■ Raw data ■
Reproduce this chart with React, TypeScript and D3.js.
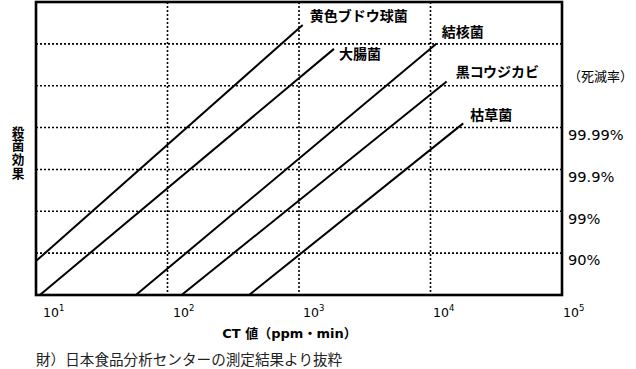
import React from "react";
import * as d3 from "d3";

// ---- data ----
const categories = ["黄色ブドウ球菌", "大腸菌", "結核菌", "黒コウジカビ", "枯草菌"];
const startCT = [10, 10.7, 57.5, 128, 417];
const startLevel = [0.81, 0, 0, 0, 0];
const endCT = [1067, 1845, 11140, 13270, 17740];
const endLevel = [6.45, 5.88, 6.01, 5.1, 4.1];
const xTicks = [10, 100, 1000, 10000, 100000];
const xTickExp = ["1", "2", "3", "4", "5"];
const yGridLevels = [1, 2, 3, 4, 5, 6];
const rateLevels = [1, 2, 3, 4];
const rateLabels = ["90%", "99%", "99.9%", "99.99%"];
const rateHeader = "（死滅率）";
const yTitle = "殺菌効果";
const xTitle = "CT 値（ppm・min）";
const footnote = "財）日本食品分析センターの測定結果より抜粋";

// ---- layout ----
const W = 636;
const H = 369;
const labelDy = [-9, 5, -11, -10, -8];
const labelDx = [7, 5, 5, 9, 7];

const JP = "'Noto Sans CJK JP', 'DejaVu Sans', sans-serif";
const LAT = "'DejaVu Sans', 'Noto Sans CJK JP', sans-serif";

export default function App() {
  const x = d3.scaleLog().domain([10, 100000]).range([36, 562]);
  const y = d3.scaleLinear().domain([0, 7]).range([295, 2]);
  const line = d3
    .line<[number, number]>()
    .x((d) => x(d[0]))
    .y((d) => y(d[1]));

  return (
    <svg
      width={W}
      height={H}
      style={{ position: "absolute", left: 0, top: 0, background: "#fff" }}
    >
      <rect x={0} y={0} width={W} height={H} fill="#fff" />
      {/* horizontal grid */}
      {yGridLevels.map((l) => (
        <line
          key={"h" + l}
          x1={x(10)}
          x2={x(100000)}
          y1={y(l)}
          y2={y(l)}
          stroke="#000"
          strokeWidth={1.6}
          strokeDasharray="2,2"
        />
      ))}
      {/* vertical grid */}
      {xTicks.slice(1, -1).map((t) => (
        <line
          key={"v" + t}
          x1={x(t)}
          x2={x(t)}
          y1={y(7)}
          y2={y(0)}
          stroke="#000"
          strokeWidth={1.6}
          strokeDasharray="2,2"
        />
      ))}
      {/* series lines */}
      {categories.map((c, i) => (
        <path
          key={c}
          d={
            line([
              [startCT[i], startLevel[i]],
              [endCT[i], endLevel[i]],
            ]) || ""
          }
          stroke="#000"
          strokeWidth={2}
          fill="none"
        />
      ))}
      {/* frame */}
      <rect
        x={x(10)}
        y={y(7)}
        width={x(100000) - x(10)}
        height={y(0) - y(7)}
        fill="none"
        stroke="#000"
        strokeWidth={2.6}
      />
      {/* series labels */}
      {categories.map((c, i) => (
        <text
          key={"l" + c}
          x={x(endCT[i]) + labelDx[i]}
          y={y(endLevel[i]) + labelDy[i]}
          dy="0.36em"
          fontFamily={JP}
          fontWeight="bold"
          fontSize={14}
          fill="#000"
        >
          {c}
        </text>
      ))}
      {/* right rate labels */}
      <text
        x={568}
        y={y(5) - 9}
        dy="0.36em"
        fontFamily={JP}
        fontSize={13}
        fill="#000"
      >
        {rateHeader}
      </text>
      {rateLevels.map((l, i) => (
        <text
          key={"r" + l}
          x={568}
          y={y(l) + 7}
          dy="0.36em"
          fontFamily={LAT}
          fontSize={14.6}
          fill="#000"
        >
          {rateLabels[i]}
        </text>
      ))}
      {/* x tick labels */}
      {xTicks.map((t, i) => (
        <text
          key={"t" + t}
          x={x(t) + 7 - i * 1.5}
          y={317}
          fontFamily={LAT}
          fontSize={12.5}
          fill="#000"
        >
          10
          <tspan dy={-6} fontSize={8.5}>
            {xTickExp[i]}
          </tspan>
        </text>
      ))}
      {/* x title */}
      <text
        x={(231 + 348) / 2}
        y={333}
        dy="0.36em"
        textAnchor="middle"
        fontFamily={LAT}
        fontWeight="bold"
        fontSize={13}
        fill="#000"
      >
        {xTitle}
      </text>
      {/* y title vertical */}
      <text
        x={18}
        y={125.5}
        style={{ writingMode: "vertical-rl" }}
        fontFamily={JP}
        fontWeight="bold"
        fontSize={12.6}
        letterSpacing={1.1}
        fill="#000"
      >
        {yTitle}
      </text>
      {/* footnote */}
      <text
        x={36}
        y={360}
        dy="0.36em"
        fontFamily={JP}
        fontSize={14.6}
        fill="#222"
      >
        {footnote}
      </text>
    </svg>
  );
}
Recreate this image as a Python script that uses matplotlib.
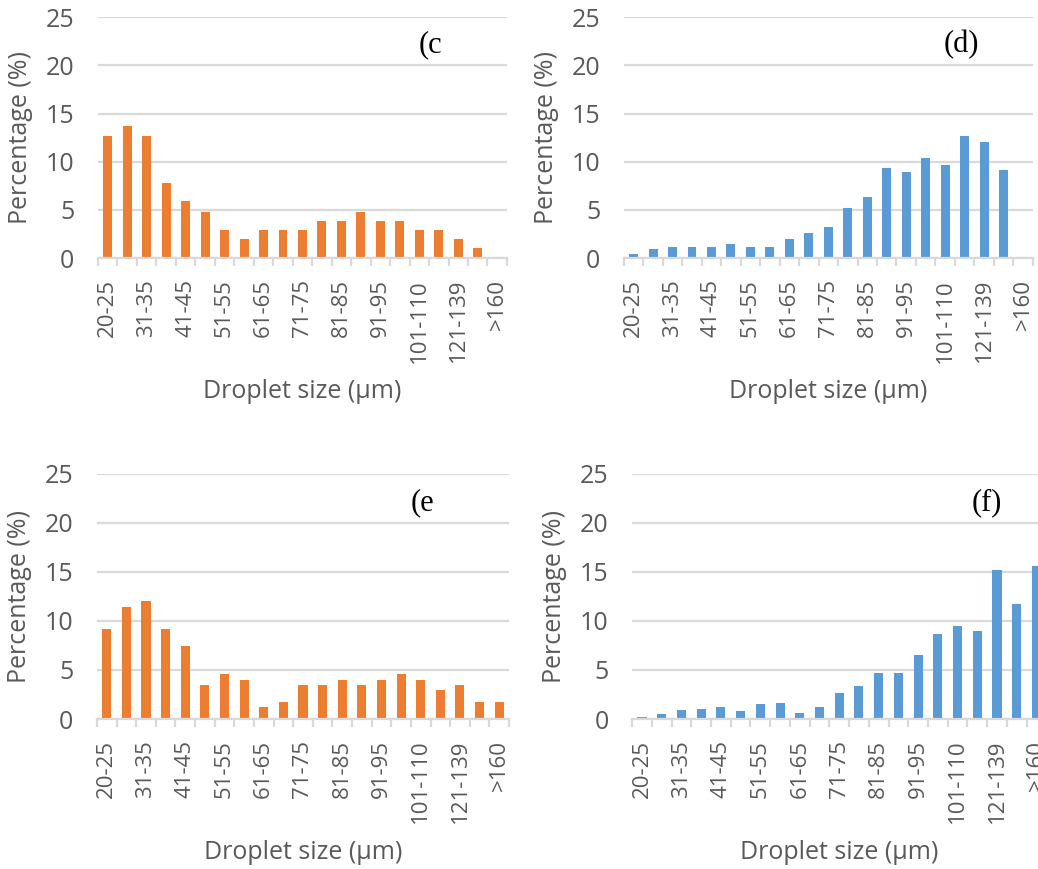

■ What you need to do ■
Beginning with the first line of the records above, extract each line exactly through the line that holds "Sans', 'Noto Sans", both ends included. Omit pictures.

■ Reply to the exercise ■
Reproduce this chart with React, TypeScript and D3.js.
import React from "react";
import * as d3 from "d3";

// ---- data ----
const categories = ["黄色ブドウ球菌", "大腸菌", "結核菌", "黒コウジカビ", "枯草菌"];
const startCT = [10, 10.7, 57.5, 128, 417];
const startLevel = [0.81, 0, 0, 0, 0];
const endCT = [1067, 1845, 11140, 13270, 17740];
const endLevel = [6.45, 5.88, 6.01, 5.1, 4.1];
const xTicks = [10, 100, 1000, 10000, 100000];
const xTickExp = ["1", "2", "3", "4", "5"];
const yGridLevels = [1, 2, 3, 4, 5, 6];
const rateLevels = [1, 2, 3, 4];
const rateLabels = ["90%", "99%", "99.9%", "99.99%"];
const rateHeader = "（死滅率）";
const yTitle = "殺菌効果";
const xTitle = "CT 値（ppm・min）";
const footnote = "財）日本食品分析センターの測定結果より抜粋";

// ---- layout ----
const W = 636;
const H = 369;
const labelDy = [-9, 5, -11, -10, -8];
const labelDx = [7, 5, 5, 9, 7];

const JP = "'Noto Sans CJK JP', 'DejaVu Sans', sans-serif";
const LAT = "'DejaVu Sans', 'Noto Sans CJK JP', sans-serif";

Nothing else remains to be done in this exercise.